··· Rows ···

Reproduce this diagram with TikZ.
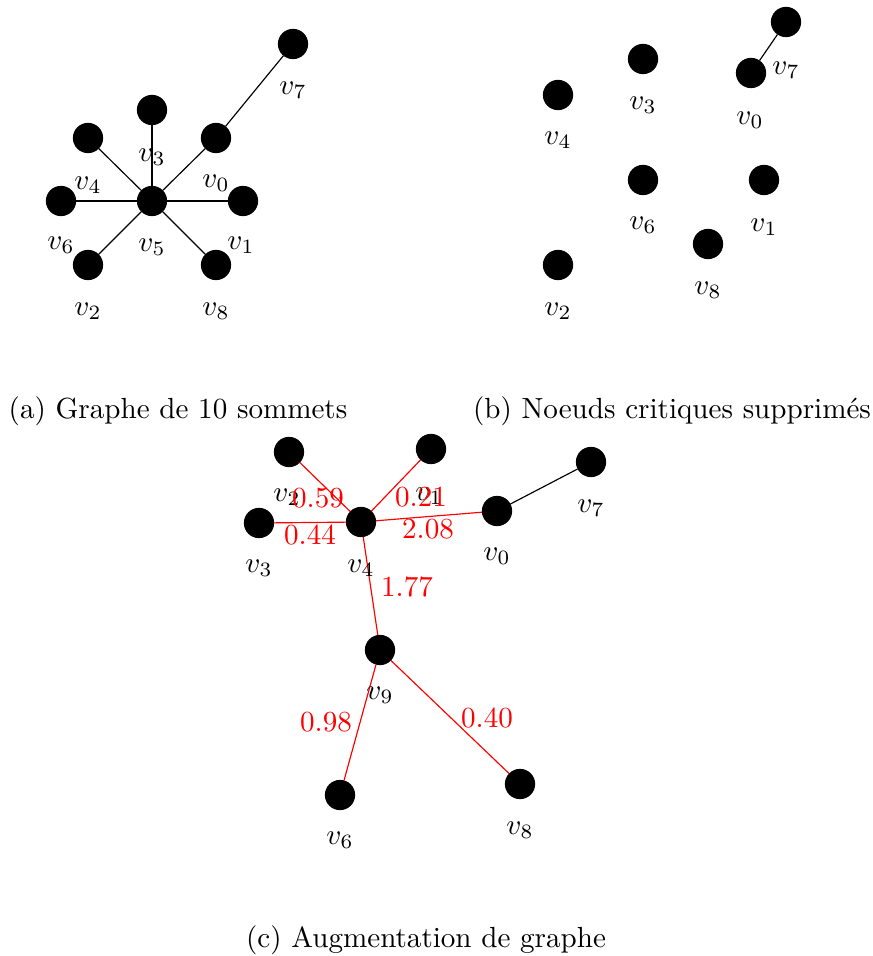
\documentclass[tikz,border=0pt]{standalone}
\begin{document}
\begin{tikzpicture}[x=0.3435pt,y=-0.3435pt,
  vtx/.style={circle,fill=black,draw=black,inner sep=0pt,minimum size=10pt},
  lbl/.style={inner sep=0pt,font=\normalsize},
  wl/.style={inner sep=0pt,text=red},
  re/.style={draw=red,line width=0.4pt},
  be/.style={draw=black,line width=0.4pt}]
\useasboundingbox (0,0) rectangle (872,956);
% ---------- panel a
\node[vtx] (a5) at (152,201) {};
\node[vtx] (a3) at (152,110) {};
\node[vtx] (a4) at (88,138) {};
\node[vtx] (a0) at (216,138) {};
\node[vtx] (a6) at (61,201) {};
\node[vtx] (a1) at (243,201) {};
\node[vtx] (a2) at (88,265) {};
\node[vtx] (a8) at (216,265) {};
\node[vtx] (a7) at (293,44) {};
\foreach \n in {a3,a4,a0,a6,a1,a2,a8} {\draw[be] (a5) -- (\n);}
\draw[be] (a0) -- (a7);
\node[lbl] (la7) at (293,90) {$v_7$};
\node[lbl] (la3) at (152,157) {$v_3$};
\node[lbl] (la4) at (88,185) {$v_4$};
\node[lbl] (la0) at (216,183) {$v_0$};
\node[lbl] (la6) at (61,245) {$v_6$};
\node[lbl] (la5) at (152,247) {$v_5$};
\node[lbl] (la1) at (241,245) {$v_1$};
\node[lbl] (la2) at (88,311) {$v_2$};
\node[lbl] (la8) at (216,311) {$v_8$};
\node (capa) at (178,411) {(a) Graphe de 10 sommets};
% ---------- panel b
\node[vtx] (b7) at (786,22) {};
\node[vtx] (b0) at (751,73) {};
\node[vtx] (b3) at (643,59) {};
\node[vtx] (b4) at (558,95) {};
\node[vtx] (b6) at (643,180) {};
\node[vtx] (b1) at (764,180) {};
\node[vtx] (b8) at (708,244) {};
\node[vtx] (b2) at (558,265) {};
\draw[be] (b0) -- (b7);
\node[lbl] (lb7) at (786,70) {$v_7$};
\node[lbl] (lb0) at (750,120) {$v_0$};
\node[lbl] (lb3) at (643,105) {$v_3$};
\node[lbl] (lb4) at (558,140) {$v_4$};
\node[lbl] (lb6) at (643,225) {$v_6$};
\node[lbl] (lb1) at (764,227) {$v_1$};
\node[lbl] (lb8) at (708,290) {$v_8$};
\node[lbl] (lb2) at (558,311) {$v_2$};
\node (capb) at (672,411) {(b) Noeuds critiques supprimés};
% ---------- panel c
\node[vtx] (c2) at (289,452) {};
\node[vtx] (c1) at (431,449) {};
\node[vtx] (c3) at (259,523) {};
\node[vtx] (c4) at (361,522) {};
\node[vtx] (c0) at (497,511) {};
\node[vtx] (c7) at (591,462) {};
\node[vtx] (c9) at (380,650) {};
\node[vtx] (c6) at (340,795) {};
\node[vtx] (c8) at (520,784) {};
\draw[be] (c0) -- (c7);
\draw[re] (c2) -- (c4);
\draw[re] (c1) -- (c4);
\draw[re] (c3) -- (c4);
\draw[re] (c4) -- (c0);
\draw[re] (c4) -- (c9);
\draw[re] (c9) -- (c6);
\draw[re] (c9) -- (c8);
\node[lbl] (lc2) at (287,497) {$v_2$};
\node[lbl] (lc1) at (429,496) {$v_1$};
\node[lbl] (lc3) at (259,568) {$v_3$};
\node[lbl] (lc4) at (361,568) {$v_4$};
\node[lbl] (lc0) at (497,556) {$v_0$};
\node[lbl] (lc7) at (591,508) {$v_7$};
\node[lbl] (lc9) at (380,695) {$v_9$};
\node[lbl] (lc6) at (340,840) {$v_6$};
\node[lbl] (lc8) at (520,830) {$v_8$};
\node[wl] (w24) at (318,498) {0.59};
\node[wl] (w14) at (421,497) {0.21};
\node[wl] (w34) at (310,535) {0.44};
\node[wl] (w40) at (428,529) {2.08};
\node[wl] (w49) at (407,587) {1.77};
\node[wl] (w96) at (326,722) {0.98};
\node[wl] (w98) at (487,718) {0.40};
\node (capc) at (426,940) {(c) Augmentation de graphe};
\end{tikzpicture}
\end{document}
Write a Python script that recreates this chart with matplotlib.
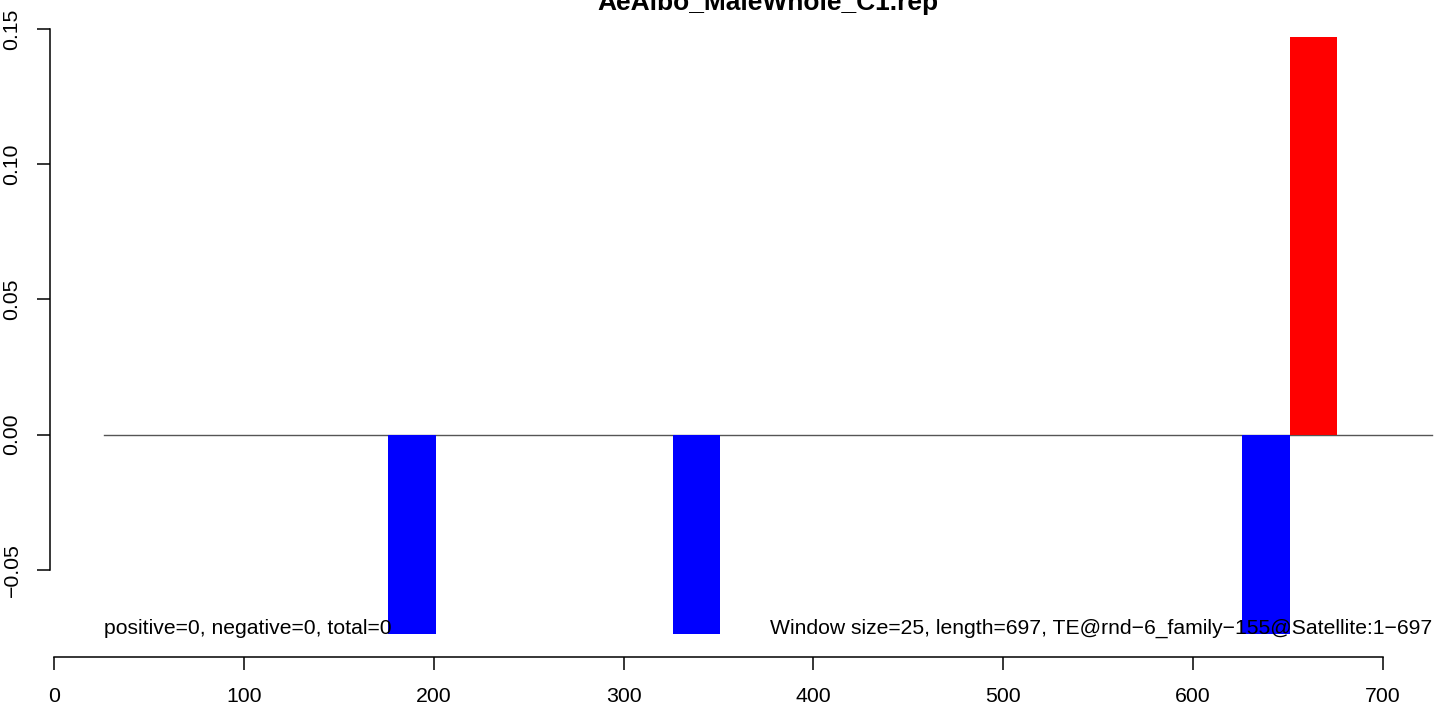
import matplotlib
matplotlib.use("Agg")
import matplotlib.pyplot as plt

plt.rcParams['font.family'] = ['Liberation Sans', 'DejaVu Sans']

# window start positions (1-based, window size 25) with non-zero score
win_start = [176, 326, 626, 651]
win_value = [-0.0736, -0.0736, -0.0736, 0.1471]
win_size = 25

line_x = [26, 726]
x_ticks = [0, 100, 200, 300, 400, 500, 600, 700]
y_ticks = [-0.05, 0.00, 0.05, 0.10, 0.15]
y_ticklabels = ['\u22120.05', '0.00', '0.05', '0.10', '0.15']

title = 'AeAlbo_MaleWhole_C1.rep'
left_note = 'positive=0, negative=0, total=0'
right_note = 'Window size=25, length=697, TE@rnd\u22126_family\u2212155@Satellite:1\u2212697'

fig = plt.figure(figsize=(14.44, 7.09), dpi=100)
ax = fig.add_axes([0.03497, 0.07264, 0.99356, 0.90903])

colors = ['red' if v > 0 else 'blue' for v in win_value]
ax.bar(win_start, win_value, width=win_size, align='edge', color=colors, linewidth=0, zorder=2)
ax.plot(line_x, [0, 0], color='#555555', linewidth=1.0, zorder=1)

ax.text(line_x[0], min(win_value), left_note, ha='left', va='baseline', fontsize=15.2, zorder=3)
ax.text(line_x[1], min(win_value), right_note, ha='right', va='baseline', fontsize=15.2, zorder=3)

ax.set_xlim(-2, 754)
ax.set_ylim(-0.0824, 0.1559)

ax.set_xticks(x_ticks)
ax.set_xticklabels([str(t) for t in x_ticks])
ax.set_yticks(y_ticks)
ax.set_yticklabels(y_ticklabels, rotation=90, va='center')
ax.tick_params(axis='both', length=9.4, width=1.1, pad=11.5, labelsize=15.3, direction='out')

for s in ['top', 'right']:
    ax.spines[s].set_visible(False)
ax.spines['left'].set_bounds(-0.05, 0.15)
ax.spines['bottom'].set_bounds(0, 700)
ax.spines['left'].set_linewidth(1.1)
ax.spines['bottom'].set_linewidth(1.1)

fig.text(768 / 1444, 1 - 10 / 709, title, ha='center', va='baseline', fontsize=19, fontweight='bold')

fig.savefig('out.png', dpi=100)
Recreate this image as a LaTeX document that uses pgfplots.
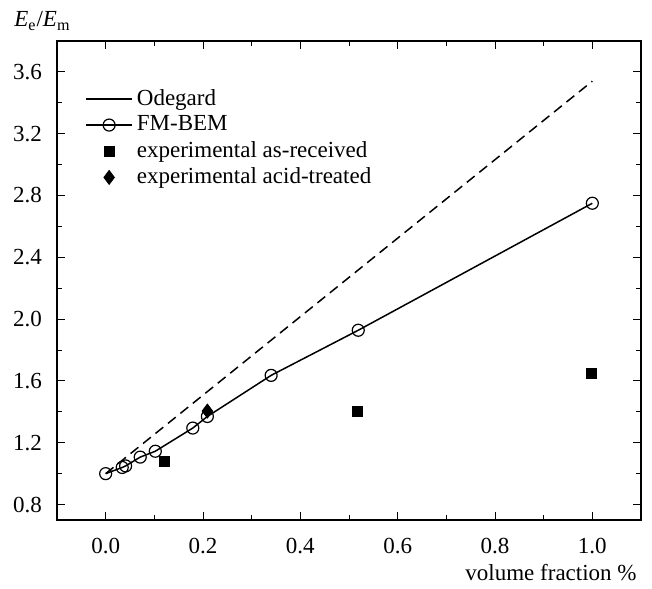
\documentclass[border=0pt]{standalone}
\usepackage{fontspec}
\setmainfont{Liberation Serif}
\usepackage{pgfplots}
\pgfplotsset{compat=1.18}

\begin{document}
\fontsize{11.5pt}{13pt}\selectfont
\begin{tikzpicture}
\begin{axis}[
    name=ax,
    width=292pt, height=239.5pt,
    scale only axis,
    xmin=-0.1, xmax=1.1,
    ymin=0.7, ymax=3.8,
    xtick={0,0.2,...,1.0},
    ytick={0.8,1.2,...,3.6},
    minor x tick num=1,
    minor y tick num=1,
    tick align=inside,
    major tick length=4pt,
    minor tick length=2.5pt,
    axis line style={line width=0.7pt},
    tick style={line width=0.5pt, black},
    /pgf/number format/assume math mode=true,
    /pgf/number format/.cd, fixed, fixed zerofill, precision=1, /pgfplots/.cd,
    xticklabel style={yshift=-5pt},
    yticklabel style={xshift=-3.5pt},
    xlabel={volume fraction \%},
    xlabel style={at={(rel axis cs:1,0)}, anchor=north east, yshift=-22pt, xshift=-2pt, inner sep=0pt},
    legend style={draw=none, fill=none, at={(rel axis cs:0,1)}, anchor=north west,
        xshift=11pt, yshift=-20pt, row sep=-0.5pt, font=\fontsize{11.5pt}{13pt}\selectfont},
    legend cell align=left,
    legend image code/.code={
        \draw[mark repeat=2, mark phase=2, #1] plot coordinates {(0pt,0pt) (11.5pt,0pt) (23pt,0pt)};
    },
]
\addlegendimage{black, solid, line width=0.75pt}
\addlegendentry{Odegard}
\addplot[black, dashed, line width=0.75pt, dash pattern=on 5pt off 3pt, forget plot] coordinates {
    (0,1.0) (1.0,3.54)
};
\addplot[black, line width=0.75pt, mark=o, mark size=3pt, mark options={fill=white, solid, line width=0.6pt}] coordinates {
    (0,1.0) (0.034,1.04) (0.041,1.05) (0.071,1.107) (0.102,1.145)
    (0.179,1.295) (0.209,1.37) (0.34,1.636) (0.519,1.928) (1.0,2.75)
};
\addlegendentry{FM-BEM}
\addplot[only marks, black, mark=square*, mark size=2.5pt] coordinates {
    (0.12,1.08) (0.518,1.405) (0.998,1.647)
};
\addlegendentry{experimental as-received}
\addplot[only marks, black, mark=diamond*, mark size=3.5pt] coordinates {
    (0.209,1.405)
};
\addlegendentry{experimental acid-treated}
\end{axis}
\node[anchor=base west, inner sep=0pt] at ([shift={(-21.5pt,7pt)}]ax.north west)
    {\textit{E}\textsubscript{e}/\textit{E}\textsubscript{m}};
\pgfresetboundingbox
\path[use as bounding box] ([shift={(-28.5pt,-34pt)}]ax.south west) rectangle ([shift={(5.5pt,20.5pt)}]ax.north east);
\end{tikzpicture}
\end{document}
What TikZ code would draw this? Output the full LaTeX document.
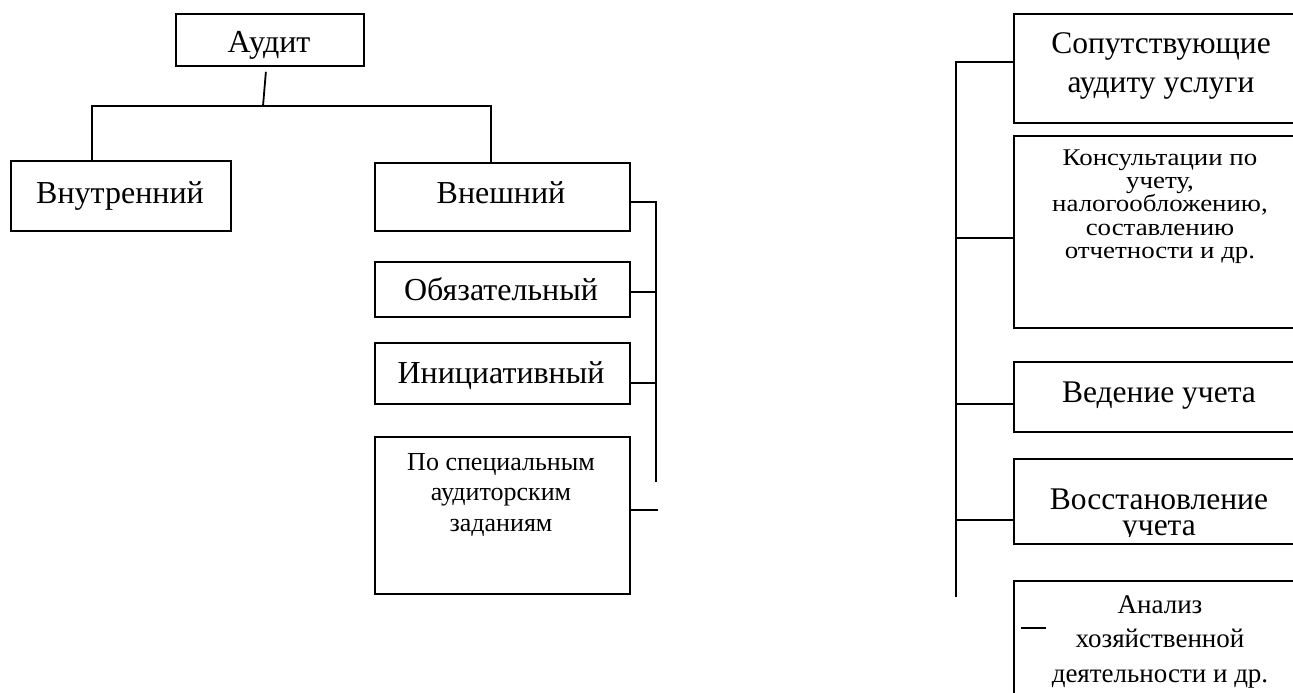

···

Problem to solve: Gather all lines with the string "that" from the data.

Expected output:
Write a Python script that recreates this chart with matplotlib.
Recreate this image as a LaTeX document that uses pgfplots.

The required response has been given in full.